OK, I'm beginning to think that my mistake may have been over-simplifying the problem.

So if it helps, here's how the originator (a £3 bn UK company that everyone has heard of) puts it:

"The overall score can be a number between 0 and 1000. The final score for each team is calculated by adding up combinations of a team’s ranking position for each individual event and the weighting set for the given event. This means that in order to get a ‘perfect’ overall score of 1000 a team would have to be ranked #1 in all events across the board; conversely to score a 0 a team would have to be ranked #50 in all events in the competition. The amount of points deducted from the ‘perfect’ overall score depends on the weighting of individual events; for example ranking #5 in Event 5 will mean more lost points than ranking #5 in Event 2 due to higher weighting associated with Event 5 (150%) than the weighting associated with Event 2 (50%)."

(to be read in conjunction with the weighting values in my original post)

Okay, so you need to determine an intermediary score for each event.

To get a 1000, you need 1st in all seven events. This implies that 1000/7 is the average score for getting first place in a single event, then use the event multiplier. So 1st place in the first event scores 1000/7*0.5.

50th place scores 0.

So now each place above 50th scores (1000/7*0.5)/50 per place.

Do the same for each event, changing the multiplier.

 

[Tin Pot]

My only concern is the weighting - it's not balancing out. Are you sure of your weighting values?

 

[byegad]

I consulted Baldric, and the answer is definitely:-

Some Beans!

 

[DaveReading]

My only concern is the weighting - it's not balancing out. Are you sure of your weighting values?

I'm not sure what you mean by "not balancing out". The weightings are purely arbitrary values, if you divided them all by 10, for example, they would still be in the same ratio to each other.

If it makes the maths easier, assume that there are no ties in any of the events, i.e. the ranking positions 1 to 50 are all filled with no instances of, for example "5th equal".

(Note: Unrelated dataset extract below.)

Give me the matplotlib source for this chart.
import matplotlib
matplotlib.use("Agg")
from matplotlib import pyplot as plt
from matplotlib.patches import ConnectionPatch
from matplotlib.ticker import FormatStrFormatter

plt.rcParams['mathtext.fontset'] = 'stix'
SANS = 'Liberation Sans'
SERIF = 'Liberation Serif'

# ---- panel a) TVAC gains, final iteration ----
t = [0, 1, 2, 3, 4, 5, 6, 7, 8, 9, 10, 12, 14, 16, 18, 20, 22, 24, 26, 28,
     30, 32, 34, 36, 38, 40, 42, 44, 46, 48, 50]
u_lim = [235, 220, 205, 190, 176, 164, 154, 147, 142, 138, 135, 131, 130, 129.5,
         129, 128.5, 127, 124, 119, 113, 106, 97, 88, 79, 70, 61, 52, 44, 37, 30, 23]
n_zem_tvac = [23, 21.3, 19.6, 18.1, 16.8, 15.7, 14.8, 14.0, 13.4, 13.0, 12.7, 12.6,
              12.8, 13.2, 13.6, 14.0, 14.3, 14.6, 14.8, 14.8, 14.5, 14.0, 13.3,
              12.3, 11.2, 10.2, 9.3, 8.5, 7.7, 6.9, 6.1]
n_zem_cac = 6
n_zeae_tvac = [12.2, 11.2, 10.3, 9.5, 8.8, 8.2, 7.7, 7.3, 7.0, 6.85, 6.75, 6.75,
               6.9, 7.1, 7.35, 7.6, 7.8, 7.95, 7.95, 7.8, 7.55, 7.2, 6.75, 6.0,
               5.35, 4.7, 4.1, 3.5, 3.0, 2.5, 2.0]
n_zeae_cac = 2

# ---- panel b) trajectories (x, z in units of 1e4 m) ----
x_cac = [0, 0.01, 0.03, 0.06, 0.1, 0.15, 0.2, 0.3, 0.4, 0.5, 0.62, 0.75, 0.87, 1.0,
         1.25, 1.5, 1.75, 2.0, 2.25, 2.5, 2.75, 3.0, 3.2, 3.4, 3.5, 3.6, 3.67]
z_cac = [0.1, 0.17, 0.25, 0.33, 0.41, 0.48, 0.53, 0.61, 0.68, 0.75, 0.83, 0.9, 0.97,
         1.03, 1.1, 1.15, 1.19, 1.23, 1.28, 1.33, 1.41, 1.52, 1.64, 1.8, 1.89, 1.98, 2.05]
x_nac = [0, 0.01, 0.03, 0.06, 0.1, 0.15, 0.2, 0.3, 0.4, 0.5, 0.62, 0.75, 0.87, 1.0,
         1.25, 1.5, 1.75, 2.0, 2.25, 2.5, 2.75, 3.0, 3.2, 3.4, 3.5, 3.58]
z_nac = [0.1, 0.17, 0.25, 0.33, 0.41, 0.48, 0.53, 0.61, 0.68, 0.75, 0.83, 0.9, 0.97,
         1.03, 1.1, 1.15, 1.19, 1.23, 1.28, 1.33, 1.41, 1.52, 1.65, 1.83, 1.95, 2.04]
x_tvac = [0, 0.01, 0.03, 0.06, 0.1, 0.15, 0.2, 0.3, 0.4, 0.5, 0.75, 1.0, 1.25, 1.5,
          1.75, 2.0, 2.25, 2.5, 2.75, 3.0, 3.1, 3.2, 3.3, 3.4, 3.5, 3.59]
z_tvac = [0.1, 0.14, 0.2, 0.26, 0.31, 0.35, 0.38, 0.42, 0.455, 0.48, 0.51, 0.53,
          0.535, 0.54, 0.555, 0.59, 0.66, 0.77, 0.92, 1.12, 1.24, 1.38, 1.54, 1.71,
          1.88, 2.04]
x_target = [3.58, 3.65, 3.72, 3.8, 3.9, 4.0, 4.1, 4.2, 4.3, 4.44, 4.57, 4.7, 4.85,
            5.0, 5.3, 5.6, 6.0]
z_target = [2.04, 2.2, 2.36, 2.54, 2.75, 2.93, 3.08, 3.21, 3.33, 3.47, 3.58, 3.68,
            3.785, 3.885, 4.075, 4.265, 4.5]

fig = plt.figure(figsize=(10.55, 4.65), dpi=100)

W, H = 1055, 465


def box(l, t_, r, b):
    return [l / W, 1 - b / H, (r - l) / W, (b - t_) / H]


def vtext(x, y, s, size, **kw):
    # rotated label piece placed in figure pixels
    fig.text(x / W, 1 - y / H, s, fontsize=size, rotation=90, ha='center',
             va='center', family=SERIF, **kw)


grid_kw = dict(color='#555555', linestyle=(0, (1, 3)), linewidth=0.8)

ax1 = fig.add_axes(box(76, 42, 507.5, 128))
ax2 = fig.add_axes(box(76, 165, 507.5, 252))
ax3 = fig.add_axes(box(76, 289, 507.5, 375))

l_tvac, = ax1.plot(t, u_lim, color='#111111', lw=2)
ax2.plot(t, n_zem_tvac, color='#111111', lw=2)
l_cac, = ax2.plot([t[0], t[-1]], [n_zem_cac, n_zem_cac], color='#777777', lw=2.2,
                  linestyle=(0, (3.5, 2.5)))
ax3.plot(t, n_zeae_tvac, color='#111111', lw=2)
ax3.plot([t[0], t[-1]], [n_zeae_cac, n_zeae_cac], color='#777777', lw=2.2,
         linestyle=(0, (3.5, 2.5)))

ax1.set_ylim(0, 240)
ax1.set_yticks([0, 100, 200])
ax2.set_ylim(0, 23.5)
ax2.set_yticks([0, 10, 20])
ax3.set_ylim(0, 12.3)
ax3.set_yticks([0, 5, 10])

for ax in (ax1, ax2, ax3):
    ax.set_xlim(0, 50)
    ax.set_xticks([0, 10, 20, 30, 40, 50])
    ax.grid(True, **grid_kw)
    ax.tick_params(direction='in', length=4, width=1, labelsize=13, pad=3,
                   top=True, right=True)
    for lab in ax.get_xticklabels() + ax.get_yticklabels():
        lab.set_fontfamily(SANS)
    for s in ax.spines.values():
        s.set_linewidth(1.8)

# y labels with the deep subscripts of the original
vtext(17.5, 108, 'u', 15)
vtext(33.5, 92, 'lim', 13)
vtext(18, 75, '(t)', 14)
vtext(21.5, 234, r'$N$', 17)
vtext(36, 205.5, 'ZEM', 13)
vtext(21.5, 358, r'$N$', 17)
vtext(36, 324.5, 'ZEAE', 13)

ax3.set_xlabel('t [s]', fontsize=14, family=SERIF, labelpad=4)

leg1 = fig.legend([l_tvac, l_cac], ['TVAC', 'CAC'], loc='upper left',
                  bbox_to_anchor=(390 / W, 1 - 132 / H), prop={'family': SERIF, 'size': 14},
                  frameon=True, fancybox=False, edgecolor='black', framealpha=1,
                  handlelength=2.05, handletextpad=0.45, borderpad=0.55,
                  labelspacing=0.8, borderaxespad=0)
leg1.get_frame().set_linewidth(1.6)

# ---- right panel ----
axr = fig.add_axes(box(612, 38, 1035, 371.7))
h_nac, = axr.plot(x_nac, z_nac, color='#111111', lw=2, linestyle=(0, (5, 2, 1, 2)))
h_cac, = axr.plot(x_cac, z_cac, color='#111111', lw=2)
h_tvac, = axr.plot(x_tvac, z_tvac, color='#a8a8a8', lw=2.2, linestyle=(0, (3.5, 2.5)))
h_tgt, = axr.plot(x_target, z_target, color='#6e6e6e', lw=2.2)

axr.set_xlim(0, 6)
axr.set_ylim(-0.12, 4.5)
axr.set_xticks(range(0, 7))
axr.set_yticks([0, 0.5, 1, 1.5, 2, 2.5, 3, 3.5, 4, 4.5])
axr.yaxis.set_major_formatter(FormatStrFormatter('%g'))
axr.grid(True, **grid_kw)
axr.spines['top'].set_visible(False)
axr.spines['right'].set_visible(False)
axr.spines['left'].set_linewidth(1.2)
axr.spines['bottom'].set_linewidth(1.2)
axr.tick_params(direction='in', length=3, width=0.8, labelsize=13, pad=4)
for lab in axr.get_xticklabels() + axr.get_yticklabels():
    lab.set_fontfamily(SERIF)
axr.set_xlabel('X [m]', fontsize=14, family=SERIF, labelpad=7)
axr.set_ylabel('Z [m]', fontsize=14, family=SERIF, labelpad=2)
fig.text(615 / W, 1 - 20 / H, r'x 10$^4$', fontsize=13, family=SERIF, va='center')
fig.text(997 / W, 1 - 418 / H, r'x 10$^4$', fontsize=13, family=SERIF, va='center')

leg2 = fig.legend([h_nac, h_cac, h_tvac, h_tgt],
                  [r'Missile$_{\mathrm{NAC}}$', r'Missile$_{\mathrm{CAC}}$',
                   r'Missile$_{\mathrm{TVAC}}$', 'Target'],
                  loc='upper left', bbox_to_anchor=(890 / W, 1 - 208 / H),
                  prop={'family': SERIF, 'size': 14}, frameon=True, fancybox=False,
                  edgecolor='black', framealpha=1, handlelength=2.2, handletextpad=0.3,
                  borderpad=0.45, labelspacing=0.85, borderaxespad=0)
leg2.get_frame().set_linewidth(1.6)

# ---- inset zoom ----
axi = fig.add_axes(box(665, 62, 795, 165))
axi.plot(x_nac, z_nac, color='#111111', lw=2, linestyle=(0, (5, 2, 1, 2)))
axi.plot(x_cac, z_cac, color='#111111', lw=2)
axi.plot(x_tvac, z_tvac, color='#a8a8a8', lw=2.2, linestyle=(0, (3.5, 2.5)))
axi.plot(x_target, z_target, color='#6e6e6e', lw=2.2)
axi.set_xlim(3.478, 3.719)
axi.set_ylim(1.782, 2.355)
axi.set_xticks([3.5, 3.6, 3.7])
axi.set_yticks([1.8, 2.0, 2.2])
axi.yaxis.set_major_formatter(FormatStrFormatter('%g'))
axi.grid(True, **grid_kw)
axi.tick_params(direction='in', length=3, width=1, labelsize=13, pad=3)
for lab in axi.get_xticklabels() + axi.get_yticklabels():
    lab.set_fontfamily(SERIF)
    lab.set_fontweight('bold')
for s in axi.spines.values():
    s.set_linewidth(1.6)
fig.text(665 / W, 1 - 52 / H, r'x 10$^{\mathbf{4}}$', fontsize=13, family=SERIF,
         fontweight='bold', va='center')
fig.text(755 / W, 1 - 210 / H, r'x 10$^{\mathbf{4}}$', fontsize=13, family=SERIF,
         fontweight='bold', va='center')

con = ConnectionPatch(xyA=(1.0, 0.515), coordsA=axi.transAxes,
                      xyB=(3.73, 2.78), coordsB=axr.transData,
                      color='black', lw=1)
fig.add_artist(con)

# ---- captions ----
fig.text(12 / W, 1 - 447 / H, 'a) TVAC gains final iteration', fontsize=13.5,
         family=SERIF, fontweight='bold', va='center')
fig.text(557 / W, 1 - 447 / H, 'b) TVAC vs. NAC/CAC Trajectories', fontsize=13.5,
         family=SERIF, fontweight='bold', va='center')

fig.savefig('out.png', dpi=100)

It's easy then to work out that the mean team score must be 500 (25,000 points available in total), and that the two teams in the question will be in the upper half of the overall results table.

 

[jefmcg]

http://mediacentre.heathrow.com/pressrelease/details/81/Corporate-operational-24/8581

 

[DaveReading]

Correct, I didn't want to get readers too excited by mentioning emissions.

 

[Tin Pot]

I'm not sure what you mean by "not balancing out". The weightings are purely arbitrary values, if you divided them all by 10, for example, they would still be in the same ratio to each other.

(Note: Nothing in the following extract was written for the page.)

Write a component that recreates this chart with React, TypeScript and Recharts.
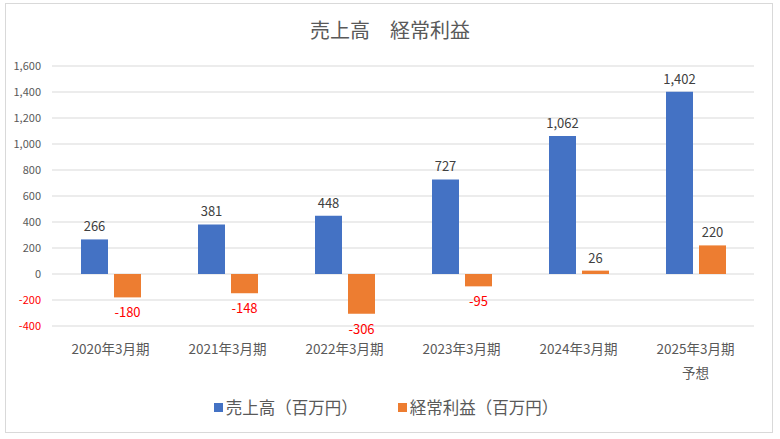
import {
  BarChart,
  Bar,
  XAxis,
  YAxis,
  CartesianGrid,
  Legend,
  LabelList,
} from "recharts";

const periods = [
  "2020年3月期",
  "2021年3月期",
  "2022年3月期",
  "2023年3月期",
  "2024年3月期",
  "2025年3月期",
];
const periodNotes = ["", "", "", "", "", "予想"];
const sales = [266, 381, 448, 727, 1062, 1402];
const ordinaryProfit = [-180, -148, -306, -95, 26, 220];
const yTicks = [-400, -200, 0, 200, 400, 600, 800, 1000, 1200, 1400, 1600];

const salesName = "売上高（百万円）";
const profitName = "経常利益（百万円）";

const data = periods.map((p, i) => ({
  period: p,
  note: periodNotes[i],
  sales: sales[i],
  profit: ordinaryProfit[i],
}));

const FONT = '"Noto Sans CJK JP", "Noto Sans", sans-serif';
const fmt = (v: number) => v.toLocaleString("en-US");

function YTick(props: any) {
  const { y, payload } = props;
  const v = payload.value as number;
  return (
    <text
      x={41}
      y={y}
      dy={4}
      textAnchor="end"
      fontSize={11}
      fontFamily={FONT}
      fill={v < 0 ? "#FF0000" : "#595959"}
    >
      {fmt(v)}
    </text>
  );
}

function XTick(props: any) {
  const { x, payload, index } = props;
  const note = periodNotes[index] || "";
  const base = 354;
  return (
    <g>
      <text
        x={x}
        y={base}
        textAnchor="middle"
        fontSize={13.5}
        fontFamily={FONT}
        fill="#595959"
      >
        {payload.value}
      </text>
      {note && (
        <text
          x={x}
          y={base + 24}
          textAnchor="middle"
          fontSize={13.5}
          fontFamily={FONT}
          fill="#595959"
        >
          {note}
        </text>
      )}
    </g>
  );
}

function ProfitLabel(props: any) {
  const { x, y, width, height, value } = props;
  const neg = value < 0;
  const cx = x + width / 2;
  const end = neg ? Math.max(y, y + height) : Math.min(y, y + height);
  return (
    <text
      x={cx}
      y={neg ? end + 20 : end - 8}
      textAnchor="middle"
      fontSize={13}
      fontFamily={FONT}
      fill={neg ? "#FF0000" : "#404040"}
    >
      {fmt(value)}
    </text>
  );
}

function SalesLabel(props: any) {
  const { x, y, width, value } = props;
  return (
    <text
      x={x + width / 2}
      y={y - 8}
      textAnchor="middle"
      fontSize={13}
      fontFamily={FONT}
      fill="#404040"
    >
      {fmt(value)}
    </text>
  );
}

function LegendContent() {
  const items = [
    { name: salesName, color: "#4472C4" },
    { name: profitName, color: "#ED7D31" },
  ];
  return (
    <div
      style={{
        display: "flex",
        justifyContent: "center",
        gap: 40,
        fontFamily: FONT,
        fontSize: 16.5,
        color: "#595959",
        paddingRight: 8,
        lineHeight: "21px",
      }}
    >
      {items.map((it) => (
        <span key={it.name} style={{ display: "flex", alignItems: "center" }}>
          <span
            style={{
              width: 9,
              height: 9,
              background: it.color,
              display: "inline-block",
              marginRight: 3,
            }}
          />
          {it.name}
        </span>
      ))}
    </div>
  );
}

export default function App() {
  return (
    <div
      style={{
        position: "absolute",
        left: 0,
        top: 0,
        width: 780,
        height: 439,
        background: "#fff",
        fontFamily: FONT,
      }}
    >
      <div
        style={{
          position: "absolute",
          left: 5,
          top: 3,
          width: 766,
          height: 428,
          border: "1px solid #D9D9D9",
        }}
      />
      <div
        style={{
          position: "absolute",
          top: 15,
          left: 0,
          width: 780,
          textAlign: "center",
          fontSize: 20,
          color: "#595959",
          fontFamily: FONT,
        }}
      >
        売上高　経常利益
      </div>
      <div style={{ position: "absolute", left: 0, top: 0 }}>
        <BarChart
          width={780}
          height={439}
          data={data}
          margin={{ top: 66, right: 26, bottom: 62, left: 0 }}
          barGap={6}
          barSize={27}
        >
          <CartesianGrid vertical={false} stroke="#D9D9D9" />
          <XAxis
            dataKey="period"
            tick={<XTick />}
            tickLine={false}
            axisLine={false}
            interval={0}
            height={30}
          />
          <YAxis
            width={52}
            domain={[-400, 1600]}
            ticks={yTicks}
            tick={<YTick />}
            tickLine={false}
            axisLine={false}
            interval={0}
          />
          <Legend
            content={<LegendContent />}
            wrapperStyle={{ position: "absolute", top: 397, left: 0, width: 780 }}
          />
          <Bar
            dataKey="sales"
            name={salesName}
            fill="#4472C4"
            isAnimationActive={false}
          >
            <LabelList dataKey="sales" content={<SalesLabel />} />
          </Bar>
          <Bar
            dataKey="profit"
            name={profitName}
            fill="#ED7D31"
            isAnimationActive={false}
          >
            <LabelList dataKey="profit" content={<ProfitLabel />} />
          </Bar>
        </BarChart>
      </div>
    </div>
  );
}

If it makes the maths easier, assume that there are no ties in any of the events, i.e. the ranking positions 1 to 50 are all filled with no instances of, for example "5th equal".

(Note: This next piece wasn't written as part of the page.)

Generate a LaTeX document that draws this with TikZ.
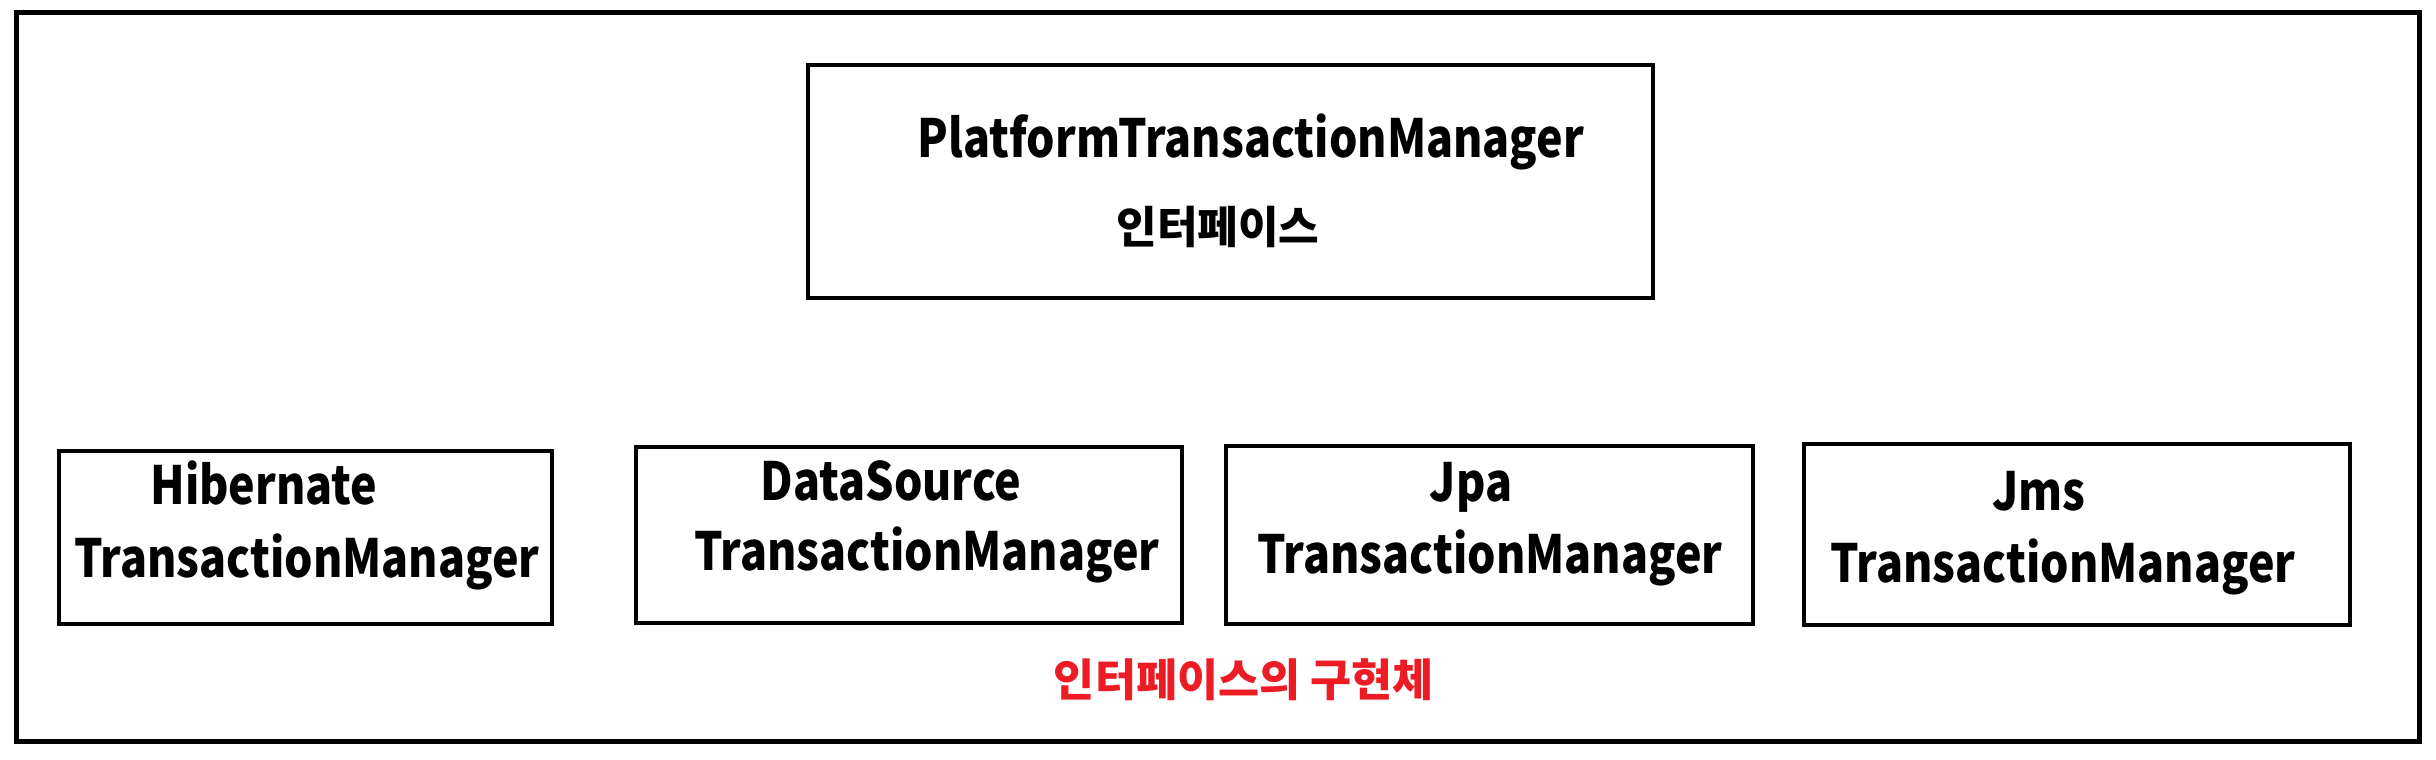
\documentclass[tikz,border=0pt]{standalone}
\usepackage{fontspec}
\newfontfamily\kr{Noto Sans CJK KR}
\newfontfamily\krn{Noto Sans CJK KR}[FakeStretch=0.85]
\definecolor{redtxt}{RGB}{237,28,36}
\tikzset{
  frame/.style={draw=black, line width=1.5pt, inner sep=0pt, fill=none},
  boxn/.style={draw=black, line width=1.4pt, inner sep=0pt},
  lat/.style={inner sep=0pt, anchor=base, font=\krn\bfseries\fontsize{15.8}{18}\selectfont},
  kor/.style={inner sep=0pt, anchor=center, font=\kr\bfseries\fontsize{13.25}{15}\selectfont},
  redlab/.style={inner sep=0pt, anchor=center, text=redtxt, font=\kr\bfseries\fontsize{13.4}{15}\selectfont}
}
\begin{document}
\begin{tikzpicture}[x=0.3pt,y=-0.3pt]
\useasboundingbox[fill=white] (0,0) rectangle (2436,760);
\node[frame, minimum width=720.9pt, minimum height=219pt] (outer) at (1217.5,377) {};
\node[boxn, minimum width=253.5pt, minimum height=69.9pt] (top) at (1230.5,181.5) {};
\node[lat] (ptm) at (1251,158) {PlatformTransactionManager};
\node[kor] (ifc) at (1218,227) {인터페이스};
\node[boxn, minimum width=147.9pt, minimum height=51.9pt] (hib) at (305.5,537.5) {};
\node[lat] (hibA) at (264,505) {Hibernate};
\node[lat] (hibB) at (307,577) {TransactionManager};
\node[boxn, minimum width=163.8pt, minimum height=52.8pt] (ds) at (909,535) {};
\node[lat] (dsA) at (891,500) {DataSource};
\node[lat] (dsB) at (927,570) {TransactionManager};
\node[boxn, minimum width=158.1pt, minimum height=53.4pt] (jpa) at (1489.5,535) {};
\node[lat] (jpaA) at (1471,501) {Jpa};
\node[lat] (jpaB) at (1490,573) {TransactionManager};
\node[boxn, minimum width=163.8pt, minimum height=54.3pt] (jms) at (2077,534.5) {};
\node[lat] (jmsA) at (2039,510) {Jms};
\node[lat] (jmsB) at (2063,582) {TransactionManager};
\node[redlab] (impl) at (1244,680) {인터페이스의 구현체};
\end{tikzpicture}
\end{document}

It's easy then to work out that the mean team score must be 500 (25,000 points available in total), and that the two teams in the question will be in the upper half of the overall results table.

Weighting is only ever done in relation to other values, if it is ever entirely arbitrary it becomes meaningless.

In this case it is noise values. If the event is more noisy than the other six it has a multiplier applied - if all are equally noisy then no multiplier would be applied.

So to get your weighting multiplier you need to know the cda values for each event, average them, then determine each as a percentage of that average. Then apply that to the event.